Copy exactly the lines from the start of the material through the line with "plt.rcParams['font.family'] = ['Liberation". Pictures stay out of the copy.

Information supplied:
◆ ◆ ◆

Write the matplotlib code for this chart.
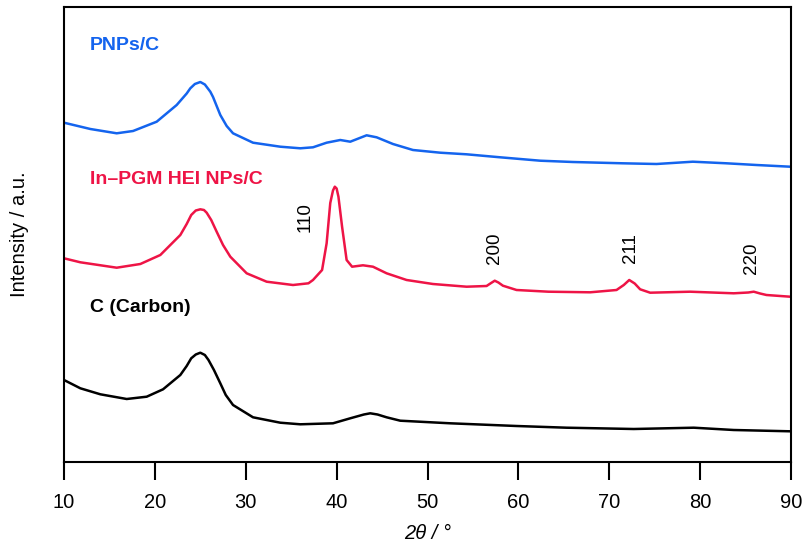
import matplotlib
matplotlib.use("Agg")
import matplotlib.pyplot as plt

plt.rcParams['font.family'] = ['Liberation Sans', 'DejaVu Sans']

# 2theta (deg) and intensity (a.u., offset traces)
pnp_x = [10.0, 12.9, 15.8, 17.6, 20.2, 22.4, 23.5, 23.9, 24.4, 25.0, 25.5, 26.1, 26.4, 27.2, 27.9, 28.6, 30.8, 33.8,
         36.0, 37.4, 38.9, 40.4, 41.5, 43.3, 44.4, 46.2, 48.4, 51.4, 54.3, 58.0, 62.4,
         66.0, 71.5, 75.2, 79.2, 82.9, 86.2, 89.9]
pnp_y = [339.3, 333.0, 328.7, 331.0, 340.3, 357.0, 368.5, 373.7, 378.0, 380.0, 377.5, 370.3, 365.0, 347.0, 336.0, 328.7, 319.3, 315.3,
         313.7, 314.7, 319.3, 322.0, 320.3, 326.7, 324.7, 318.0, 312.0, 309.3, 307.7, 304.7, 301.3,
         300.0, 298.7, 298.0, 300.3, 298.7, 297.0, 295.3]

hei_x = [10.0, 11.8, 15.8, 18.4, 20.6, 22.8, 23.5, 24.0, 24.5, 25.0, 25.4, 25.7, 26.2, 26.8, 27.5, 28.3, 30.1, 32.3, 35.2,
         36.9, 37.4, 38.4, 38.9, 39.3, 39.6, 39.8, 40.0, 40.2, 40.6, 41.1, 41.7, 42.9, 44.0, 45.5, 47.7,
         50.6, 54.3, 56.5, 57.0, 57.4, 57.8, 58.3, 59.8, 63.3, 67.9, 70.8, 71.6, 72.2, 72.8, 73.4, 74.5, 78.9, 83.7,
         85.3, 85.9, 86.6, 87.3, 89.9]
hei_y = [203.7, 199.7, 194.3, 198.0, 207.0, 227.0, 238.0, 247.0, 251.5, 252.7, 252.0, 249.3, 242.0, 230.3, 217.0, 205.3, 188.7, 180.3, 177.0,
         178.7, 182.0, 192.0, 218.7, 259.0, 271.5, 275.3, 273.5, 265.3, 235.3, 202.0, 195.3, 196.7, 195.3, 188.7, 182.0,
         178.0, 175.3, 176.0, 179.0, 181.3, 179.5, 176.3, 172.0, 170.3, 169.7, 172.0, 177.0, 182.0, 178.5, 172.7, 169.3, 170.3, 168.7,
         169.5, 170.3, 168.5, 167.0, 165.3]

c_x = [10.0, 11.8, 14.0, 16.9, 19.1, 20.9, 22.8, 23.5, 24.0, 24.5, 25.0, 25.5, 25.9, 26.5, 27.2, 27.8, 28.6, 30.8, 33.8,
       36.0, 39.6, 41.5, 43.0, 43.7, 44.5, 45.5, 47.0, 52.5, 59.8, 65.3, 72.7, 79.3, 83.7, 89.9]
c_y = [82.0, 73.7, 67.7, 63.0, 65.3, 72.7, 87.0, 96.0, 103.7, 107.5, 109.3, 107.0, 102.0, 92.0, 78.7, 67.0, 57.0, 44.7, 39.3,
       37.7, 38.7, 43.7, 47.5, 48.7, 47.5, 44.7, 41.3, 38.7, 36.0, 34.3, 33.0, 34.3, 32.0, 30.7]

series_labels = ["PNPs/C", "In\u2013PGM HEI NPs/C", "C (Carbon)"]
peak_labels = ["110", "200", "211", "220"]
peak_pos = [36.5, 57.4, 72.3, 85.7]
peak_y = [245, 214, 214, 204]
x_ticks = [10, 20, 30, 40, 50, 60, 70, 80, 90]

blue = "#1464ee"
red = "#ee1446"
black = "#000000"

fig = plt.figure(figsize=(8.06, 5.5), dpi=100)
ax = fig.add_axes([64/806, 1 - 462/550, (791-64)/806, (462-7)/550])

ax.plot(pnp_x, pnp_y, color=blue, lw=1.8)
ax.plot(hei_x, hei_y, color=red, lw=1.8)
ax.plot(c_x, c_y, color=black, lw=1.8)

ax.set_xlim(10, 90)
ax.set_ylim(0, 455)
ax.set_xticks(x_ticks)
ax.set_xticklabels([str(t) for t in x_ticks], fontsize=14.5)
ax.set_yticks([])
ax.tick_params(axis='x', direction='out', length=13, width=1.5, pad=9)
for s in ax.spines.values():
    s.set_linewidth(1.5)

# series labels (axes coordinates)
ax.text((90-64)/727, 1 - (45-7)/455, series_labels[0], transform=ax.transAxes,
        color=blue, fontsize=14, fontweight='bold', va='center', ha='left')
ax.text((90-64)/727, 1 - (180-7)/455, series_labels[1], transform=ax.transAxes,
        color=red, fontsize=14, fontweight='bold', va='center', ha='left')
ax.text((90-64)/727, 1 - (307-7)/455, series_labels[2], transform=ax.transAxes,
        color=black, fontsize=14, fontweight='bold', va='center', ha='left')

for lab, px, py in zip(peak_labels, peak_pos, peak_y):
    ax.text(px, py, lab, rotation=90, ha='center', va='center', fontsize=13.5)

ax.set_ylabel("Intensity / a.u.", fontsize=14.5, labelpad=25)
ax.set_xlabel("2\u03b8 / \u00b0", fontsize=14.5, style='italic', labelpad=9)

fig.savefig("out.png", dpi=100)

◆ ◆ ◆

Task result:
Write the matplotlib code for this chart.
import matplotlib
matplotlib.use("Agg")
import matplotlib.pyplot as plt

plt.rcParams['font.family'] = ['Liberation Sans', 'DejaVu Sans']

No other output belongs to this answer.